A group of British zoology students spent several holidays at a warren on Mayo's Mullet Peninsula in a determined attempt at a census. This included watching 20 separate rabbits with binoculars for two hours each to get some idea of their comings and goings. Their final estimate for the dunes came out at 383 rabbits per hectare, which caused Prof James Fairley, so expert on our furry mammals, to wonder about double-counting in judging which rabbits used which holes.
Ten rabbits eat as much grass as one sheep (only half-a-dozen if it's the IFA talking), so the war goes on to keep numbers down. There are new poisons and gases, new ways of blowing up burrows from a safe distance.
But there are also new predators in Ireland since myxo. Along with stoat, fox and badger, there has been the island-wide spread of feral mink and a quite new resurgence of the pine marten.

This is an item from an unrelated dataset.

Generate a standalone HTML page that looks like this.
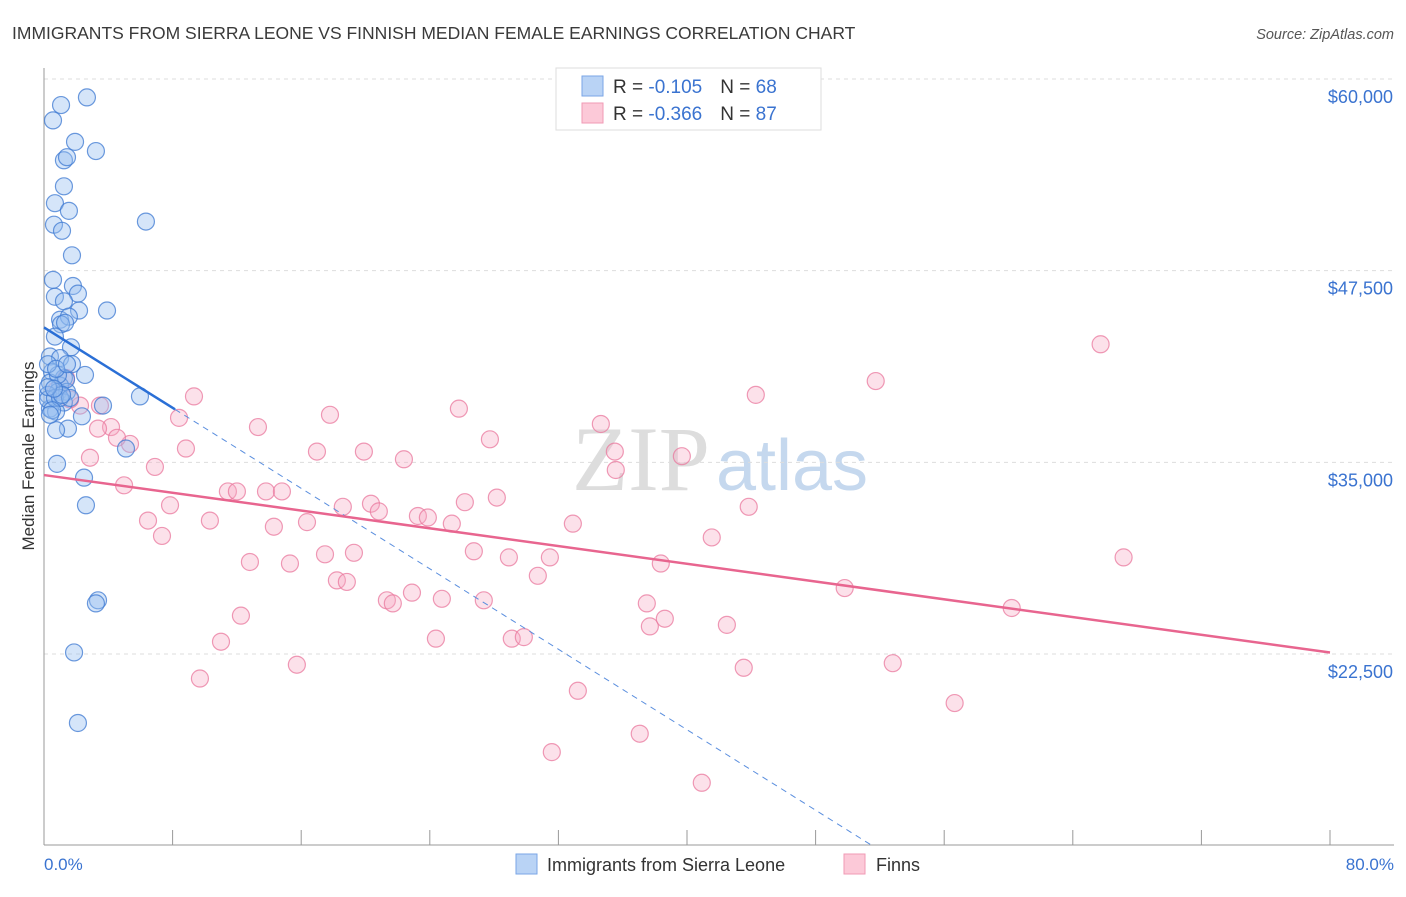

Attack from the air must be increasing too, with each new introduction of a bird of prey. Golden eagles in Donegal, white-tailed eagles in Kerry, red kites in Wicklow, all count rabbits as food, as does the resident hen harrier and the buzzard, now rapidly expanding across the island. Perhaps, in these straitened times, humans, too, will welcome rabbit again to the menu: Gordon Ramsay, after all, does a creamy rabbit and wild garlic risotto, Richard Corrigan a saddle of rabbit with black pudding and mushroom juice.

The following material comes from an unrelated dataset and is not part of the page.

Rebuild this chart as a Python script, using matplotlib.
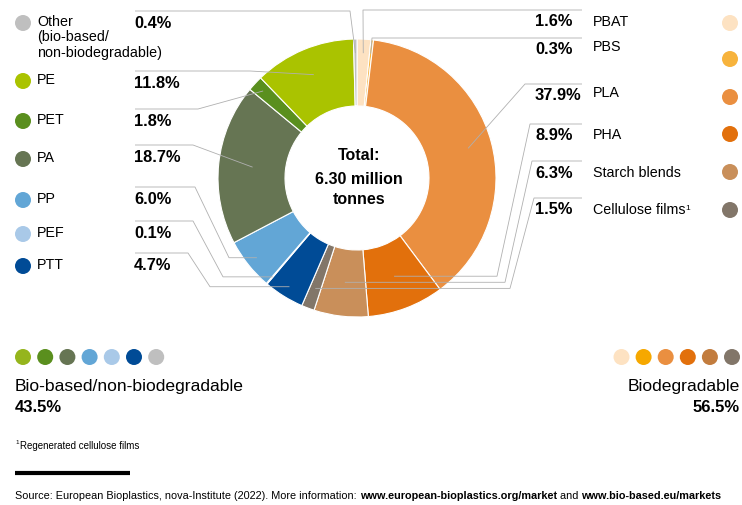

Not everyone wants to get rid of rabbits: their nibbling can do a good job. The Murlough nature reserve in Co Down is Ireland's finest example of sand dunes and heath, exceptionally rich in wild plants and associated butterflies and moths. When myxomatosis wiped out most of the rabbits, the heath was quickly overwhelmed by prickly sea buckthorn, old heather and self-seeded trees. In the National Trust's struggle to restore the species-rich habitat, it actually imported rabbits and nursed them through their first winter with a supply of parsnips and carrots. Today, the re-established rabbits join ponies and cattle in keeping the sward free of unwanted vegetation.